2017-12-20

Close Horizons of the Winter City


One crucial trick to living in Minnesota is appreciating winter.

For many, long months of colder weather, ice and snow, shut windows and thick jackets, offer nothing. We wallow in a mentality where winter strips our theoretical freedom to be Californian, to drive with open windows or bask in the sun. We freely wield the moralistic assumption that warmth is good and cold is bad, that melting snow should be greeted with sighs of relief, that winter is a thing to overcome or ignore or engineer out of existence with tanning beds or heated garages or skyways or flights to Florida.

It's all too easy to fall into these canyons of climactic resentment, as the small talk builds up and weather reports plot daily escape. It's far harder to appreciate winter, to see seasons not as limits but opportunity.

This winter I've found myself marveling anew at its expanse and openness. I love the way that leafless trees expose the surrounding city, and seem to draw it closer like a hug. This year, I'm embracing the sight lines of the winter.

It helps that I live near a bluff, just south of downtown Saint Paul, and just downstream of where the Minnesota and Mississippi rivers come together. Here the valley opens up and expands into a wide bend.

In the summertime, the views of the valley seem suffocated, as the trees and sumac and various vines explode to swallow up the landscape. In summer, it seems as if the ground beneath the streets is alive and trying to buckle. The edges of the valley around seem distant and unclear, far removed from the rich world unfurling around me.
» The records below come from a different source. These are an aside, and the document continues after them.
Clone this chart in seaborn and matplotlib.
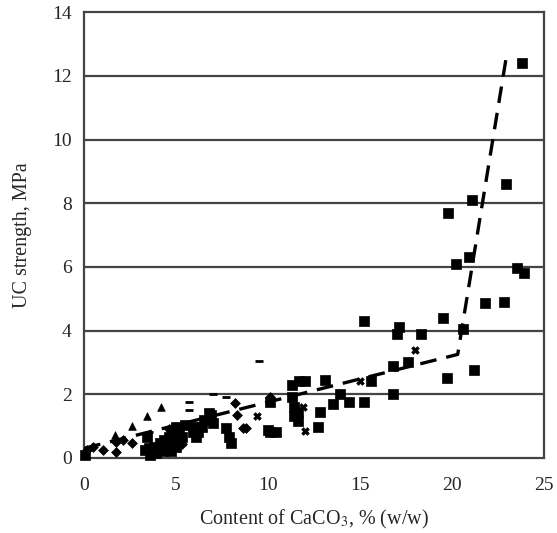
import pandas as pd
import seaborn as sns
import matplotlib.pyplot as plt

sq_x = [23.8, 22.9, 21.1, 19.8, 20.9, 20.2, 23.5, 23.9, 21.8, 22.8, 19.5,
        20.6, 19.7, 21.2, 15.2, 17.1, 17.0, 18.3, 16.8, 17.6, 16.8, 15.2,
        15.6, 14.4, 13.5, 13.9, 13.1, 12.8, 12.7, 12.0, 11.7, 11.3, 11.3,
        11.4, 11.6, 11.4, 11.6, 10.1, 10.4, 10.0, 6.9, 7.0, 6.8, 6.5,
        5.0, 4.9, 4.6, 4.35, 4.1, 3.8, 3.55, 3.3, 3.9, 4.5, 4.8, 5.05,
        5.15, 5.0, 5.9, 6.0, 6.1, 5.5, 6.4, 7.7, 7.85, 8.0, 3.4, 0.05, 10.1,
        4.3, 4.7, 3.6, 5.3, 6.2]
sq_y = [12.4, 8.6, 8.1, 7.7, 6.3, 6.1, 5.95, 5.8, 4.85, 4.9, 4.4,
        4.05, 2.5, 2.75, 4.3, 4.1, 3.9, 3.9, 2.9, 3.0, 2.0, 1.75,
        2.4, 1.75, 1.7, 2.0, 2.45, 1.45, 0.97, 2.4, 2.4, 2.3, 1.9,
        1.6, 1.45, 1.3, 1.15, 0.82, 0.82, 0.88, 1.35, 1.1, 1.4, 1.2,
        0.97, 0.78, 0.66, 0.56, 0.47, 0.35, 0.31, 0.25, 0.15, 0.35, 0.5, 0.56,
        0.78, 0.35, 0.82, 0.97, 0.66, 1.03, 0.97, 0.93, 0.66, 0.47, 0.66, 0.1, 1.76,
        0.2, 0.2, 0.1, 0.65, 0.8]

tri_x = [4.2, 3.4, 2.6, 1.7]
tri_y = [1.6, 1.3, 1.0, 0.72]

dia_x = [10.1, 8.8, 8.3, 8.2, 8.65, 2.6, 2.1, 1.75, 1.0, 0.5, 0.15, 1.75, 4.6, 5.3]
dia_y = [1.9, 0.93, 1.35, 1.72, 0.94, 0.47, 0.56, 0.19, 0.25, 0.35, 0.25, 0.5, 0.9, 0.45]

crs_x = [18.0, 15.0, 12.0, 11.9, 9.4]
crs_y = [3.4, 2.4, 0.85, 1.6, 1.3]

dash_x = [9.5, 5.7, 5.7, 7.0, 7.7, 3.5]
dash_y = [3.05, 1.75, 1.5, 2.0, 1.9, 0.82]

# fitted bilinear trend
fit_x = [0.0, 20.3, 23.0]
fit_y = [0.3, 3.25, 12.8]

df = pd.concat([
    pd.DataFrame({"x": sq_x, "y": sq_y, "kind": "square"}),
    pd.DataFrame({"x": tri_x, "y": tri_y, "kind": "triangle"}),
    pd.DataFrame({"x": dia_x, "y": dia_y, "kind": "diamond"}),
    pd.DataFrame({"x": crs_x, "y": crs_y, "kind": "cross"}),
    pd.DataFrame({"x": dash_x, "y": dash_y, "kind": "dash"}),
])
fit = pd.DataFrame({"x": fit_x, "y": fit_y})

sns.set_style("white")
plt.rcParams["font.family"] = ["Liberation Serif", "DejaVu Serif"]
plt.rcParams["mathtext.fontset"] = "stix"

fig = plt.figure(figsize=(5.57, 5.33), dpi=100)
ax = fig.add_axes([0.151, 0.141, 0.826, 0.836])

for y in range(2, 14, 2):
    ax.axhline(y, color="#444444", lw=1.6, zorder=0)

markers = {"square": "s", "triangle": "^", "diamond": "D", "cross": "X", "dash": "_"}
sizes = {"square": 50, "triangle": 30, "diamond": 25, "cross": 30, "dash": 40}
for kind, grp in df.groupby("kind"):
    sns.scatterplot(data=grp, x="x", y="y", marker=markers[kind], s=sizes[kind],
                    color="black", edgecolor="black",
                    linewidth=2 if kind == "dash" else 0.5, ax=ax, zorder=3,
                    clip_on=False, legend=False)

sns.lineplot(data=fit, x="x", y="y", color="black", lw=2.4, ax=ax,
             dashes=False, zorder=4)
ax.lines[-1].set_dashes([5, 3])

ax.set_xlim(0, 25)
ax.set_ylim(0, 14)
ax.set_xticks(range(0, 26, 5))
ax.set_yticks(range(0, 15, 2))
ax.tick_params(axis="x", direction="inout", length=9, width=2, color="black",
               labelsize=14, pad=9)
ax.tick_params(axis="y", direction="in", length=4, width=1, color="#444444",
               labelsize=14, pad=9)
for s in ax.spines.values():
    s.set_color("#444444")
    s.set_linewidth(1.6)

ax.set_xlabel("Content of CaCO$_3$, % (w/w)", fontsize=14.5, labelpad=10)
ax.set_ylabel("UC strength, MPa", fontsize=14.5, labelpad=14)

plt.savefig("out.png", dpi=100)
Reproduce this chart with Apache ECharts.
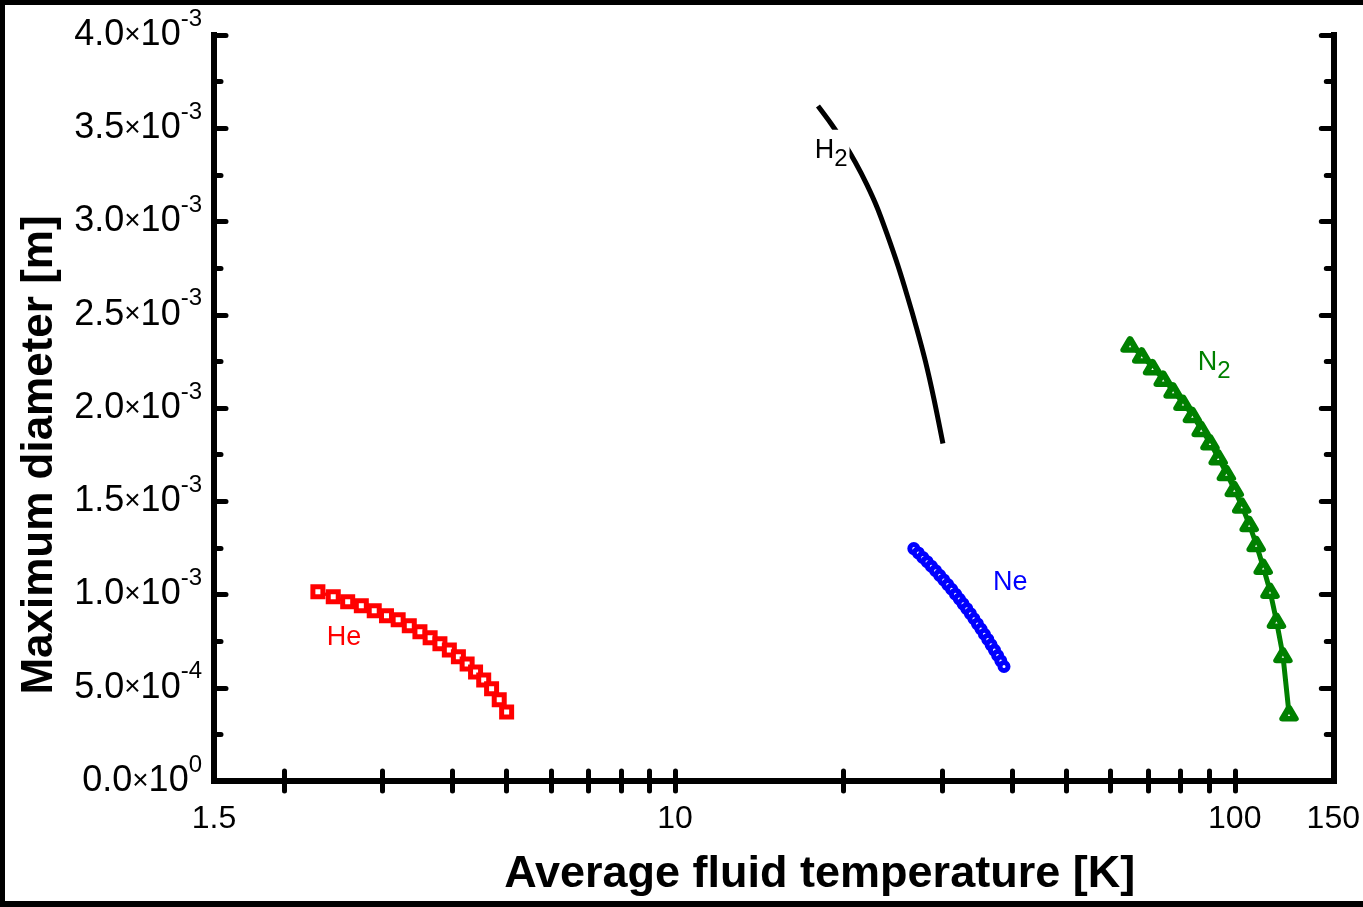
<!DOCTYPE html>
<html><head><meta charset="utf-8">
<script src="https://cdn.jsdelivr.net/npm/echarts@6/dist/echarts.min.js"></script>
<style>
html,body{margin:0;padding:0;background:#fff;}
#chart{width:1363px;height:907px;}
#frame{position:absolute;left:0;top:0;width:1358px;height:896px;border-left:5px solid #000;border-top:5px solid #000;border-bottom:6px solid #000;pointer-events:none;}
</style></head>
<body><div id="chart"></div><div id="frame"></div>
<script>
// ---- data ----
const heT = [2.3, 2.45, 2.6, 2.75, 2.9, 3.05, 3.2, 3.35, 3.5, 3.65, 3.8, 3.95, 4.1, 4.25, 4.4, 4.55, 4.7, 4.85, 5.0];
const heD = [1.015e-3, 0.988e-3, 0.961e-3, 0.940e-3, 0.913e-3, 0.886e-3, 0.864e-3, 0.832e-3, 0.800e-3, 0.768e-3,
             0.736e-3, 0.703e-3, 0.666e-3, 0.628e-3, 0.585e-3, 0.542e-3, 0.494e-3, 0.435e-3, 0.370e-3];

const neT = [26.7, 27.2, 27.7, 28.2, 28.7, 29.2, 29.7, 30.2, 30.7, 31.2, 31.7, 32.2, 32.7,
             33.2, 33.7, 34.2, 34.7, 35.2, 35.7, 36.2, 36.7, 37.2, 37.7, 38.2, 38.7];
const neD = [1.246e-3, 1.223e-3, 1.199e-3, 1.176e-3, 1.152e-3, 1.128e-3, 1.103e-3, 1.078e-3, 1.053e-3, 1.028e-3,
             1.002e-3, 0.976e-3, 0.950e-3, 0.924e-3, 0.897e-3, 0.870e-3, 0.842e-3, 0.815e-3, 0.787e-3, 0.759e-3,
             0.730e-3, 0.702e-3, 0.673e-3, 0.644e-3, 0.614e-3];

const h2T = [18, 19, 20, 21, 22, 23, 24, 25, 26, 27, 28, 29, 30.1];
const h2D = [3.619e-3, 3.524e-3, 3.424e-3, 3.316e-3, 3.199e-3, 3.070e-3, 2.920e-3, 2.765e-3, 2.600e-3, 2.430e-3,
             2.252e-3, 2.050e-3, 1.810e-3];

const n2T = [65.0, 68.2, 71.3, 74.5, 77.6, 80.8, 84.0, 87.1, 90.3, 93.4, 96.6, 99.8, 102.9, 106.1, 109.2,
             112.4, 115.6, 118.7, 121.9, 125.0];
const n2D = [2.341e-3, 2.282e-3, 2.219e-3, 2.157e-3, 2.094e-3, 2.028e-3, 1.963e-3, 1.888e-3, 1.816e-3, 1.736e-3,
             1.652e-3, 1.566e-3, 1.477e-3, 1.378e-3, 1.271e-3, 1.149e-3, 1.020e-3, 0.859e-3, 0.675e-3, 0.363e-3];

const xLabelValues = [1.5, 10, 100, 150];
const xTickValues = [2, 3, 4, 5, 6, 7, 8, 9, 10, 20, 30, 40, 50, 60, 70, 80, 90, 100];
const yMin = 0, yMax = 4.0e-3, yStep = 0.5e-3;

// series name labels: [text, T, D]
const heLabel = ['He', 2.561, 0.768e-3];
const neLabel = ['Ne', 39.7, 1.062e-3];
const h2Label = ['H', 19.0, 3.380e-3];
const n2Label = ['N', 91.9, 2.242e-3];

// ---- chart ----
const F = 'Liberation Sans, Arial, sans-serif';
const zip = (a, b) => a.map((v, i) => [v, b[i]]);

function sciLabel(v) {
  if (Math.abs(v) < 1e-12) return '{m|0.0}{x|×}{m|10}{s|0}';
  const e = Math.floor(Math.log10(v) + 1e-9);
  const m = v / Math.pow(10, e);
  return '{m|' + m.toFixed(1) + '}{x|×}{m|10}{s|' + e + '}';
}

function nameMark(lbl, color, sub, bg) {
  const fmt = sub ? '{a|' + lbl[0] + '}{b|2}' : '{a|' + lbl[0] + '}';
  return {
    symbol: 'rect', symbolSize: 1, silent: true, animation: false,
    itemStyle: { color: 'rgba(0,0,0,0)' },
    label: {
      show: true, position: 'inside', formatter: fmt,
      backgroundColor: bg ? '#fff' : 'transparent', padding: bg ? [0, 2, 0, 2] : 0,
      rich: {
        a: { fontSize: 27, fontFamily: F, color: color },
        b: { fontSize: 24, fontFamily: F, color: color, padding: [18, 0, 0, 0] }
      }
    },
    data: [{ coord: [lbl[1], lbl[2]] }]
  };
}

const xCommon = {
  type: 'log', logBase: 10, min: 1.5, max: 150,
  axisLine: { show: true, lineStyle: { color: '#000', width: 6, cap: 'square' } },
  axisTick: { show: true, inside: true, length: 10, customValues: xTickValues, lineStyle: { color: '#000', width: 5, cap: 'round' } },
  splitLine: { show: false }, minorTick: { show: false }, minorSplitLine: { show: false }
};
const yCommon = {
  type: 'value', min: yMin, max: yMax, interval: yStep,
  axisLine: { show: true, lineStyle: { color: '#000', width: 6, cap: 'square' } },
  axisTick: { show: true, inside: true, length: 12, lineStyle: { color: '#000', width: 5, cap: 'round' } },
  minorTick: { show: true, splitNumber: 2, length: 7, lineStyle: { color: '#000', width: 5, cap: 'round' } },
  splitLine: { show: false }, minorSplitLine: { show: false }
};

const chart = echarts.init(document.getElementById('chart'), null, { renderer: 'canvas' });
chart.setOption({
  animation: false,
  backgroundColor: '#fff',
  grid: { left: 214, right: 25, top: 35, bottom: 126, containLabel: false },
  xAxis: [
    Object.assign({}, xCommon, {
      position: 'bottom',
      axisLabel: {
        show: true, customValues: xLabelValues, margin: 22, fontSize: 32, fontFamily: F, color: '#000',
        formatter: v => String(Number(Number(v).toPrecision(6)))
      },
      name: 'Average fluid temperature [K]', nameLocation: 'middle', nameGap: 71,
      nameTextStyle: { fontSize: 45, fontWeight: 'bold', fontFamily: F, color: '#000', padding: [0, 0, 0, 92] }
    }),
    Object.assign({}, xCommon, { position: 'top', axisLabel: { show: false } })
  ],
  yAxis: [
    Object.assign({}, yCommon, {
      position: 'left',
      axisLabel: {
        show: true, margin: 12, formatter: sciLabel, color: '#000',
        rich: {
          m: { fontSize: 36, fontFamily: F, color: '#000' },
          x: { fontSize: 28, fontFamily: F, color: '#000' },
          s: { fontSize: 24, fontFamily: F, color: '#000', padding: [0, 0, 32, 0] }
        }
      },
      name: 'Maximum diameter [m]', nameLocation: 'middle', nameGap: 152,
      nameTextStyle: { fontSize: 44, fontWeight: 'bold', fontFamily: F, color: '#000', padding: [0, 94, 0, 0] }
    }),
    Object.assign({}, yCommon, { position: 'right', axisLabel: { show: false } })
  ],
  series: [
    {
      name: 'He', type: 'line', data: zip(heT, heD), symbol: 'rect', symbolSize: 10,
      itemStyle: { color: '#fff', borderColor: '#ff0000', borderWidth: 5 },
      lineStyle: { color: '#ff0000', width: 3 }, z: 3,
      markPoint: nameMark(heLabel, '#ff0000', false, false)
    },
    {
      name: 'Ne', type: 'line', data: zip(neT, neD), symbol: 'circle', symbolSize: 8,
      itemStyle: { color: '#fff', borderColor: '#0000ff', borderWidth: 5 },
      lineStyle: { color: '#0000ff', width: 3 }, z: 3,
      markPoint: nameMark(neLabel, '#0000ff', false, false)
    },
    {
      name: 'H2', type: 'line', data: zip(h2T, h2D), symbol: 'none', smooth: 0.3,
      lineStyle: { color: '#000', width: 5 }, z: 3,
      markPoint: nameMark(h2Label, '#000', true, true)
    },
    {
      name: 'N2', type: 'line', data: zip(n2T, n2D), symbol: 'triangle', symbolSize: [13, 11],
      itemStyle: { color: '#fff', borderColor: '#008000', borderWidth: 6, borderJoin: 'round' },
      lineStyle: { color: '#008000', width: 5 }, z: 3,
      markPoint: nameMark(n2Label, '#008000', true, false)
    }
  ]
});
</script>
</body></html>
In the winter, it's the opposite. The valley telescopes in strange new ways. The leaves disappear. Trees quiet. Horizons appear closer.

From my back porch in winter, I see the crisp ridge of Saint Paul's East Side over the rooftops. It appears as perfect as an origami fold edging the city. There is Mounds Park, the pulsing lights of the airport tower, the purple glow of the Metro State building (a former hospital), the red cross of the old Lutheran church on the edge of Swede Hollow, and there is the row of yellow streetlights cresting the bluff top. It's all plain as day during long winter nights. These places seem closer in the cold, offering new arrangements. Looking at the silent horizon, I feel I could reach out and brush the bluffs with a bit of snow, like Bob Ross adding a highlight.

Walking in winter, the bluffs newly manifest. Rocks arrive. Foundations expose themselves. The limestone cliffs, normally hidden beneath a thick quilt of green, are now frosted with thin white snow.

The bluffs are thick, ancient, and impassable, the basis of the city below your feet, and walking down Wasbasha, in wintertime I can look up and see the house that sits on the end of Delos Street, its windows poking up aglow. It levitates over the streets below like a magic carpet.

Driving along Highway 13, that narrow road that curves over the river below, the West 7th neighborhoods stretch out. The lights of the buildings and streets read like a braille sequence, and the Schmidt Brewery sign sits atop the story like cake decor. The edges of city are visible in new ways, and everything from the downtown Minneapolis skyline, poking above Highland, to the alabaster Capitol dome is right there for your eyes to encompass.

This is to say that Saint Paul shrinks in winter, its geography contracting like an iris. Sweep the horizon with your glance. Notice the fresh connections. Winter offers such subtle surprises, cold vistas to appreciate, and even the dark embraces.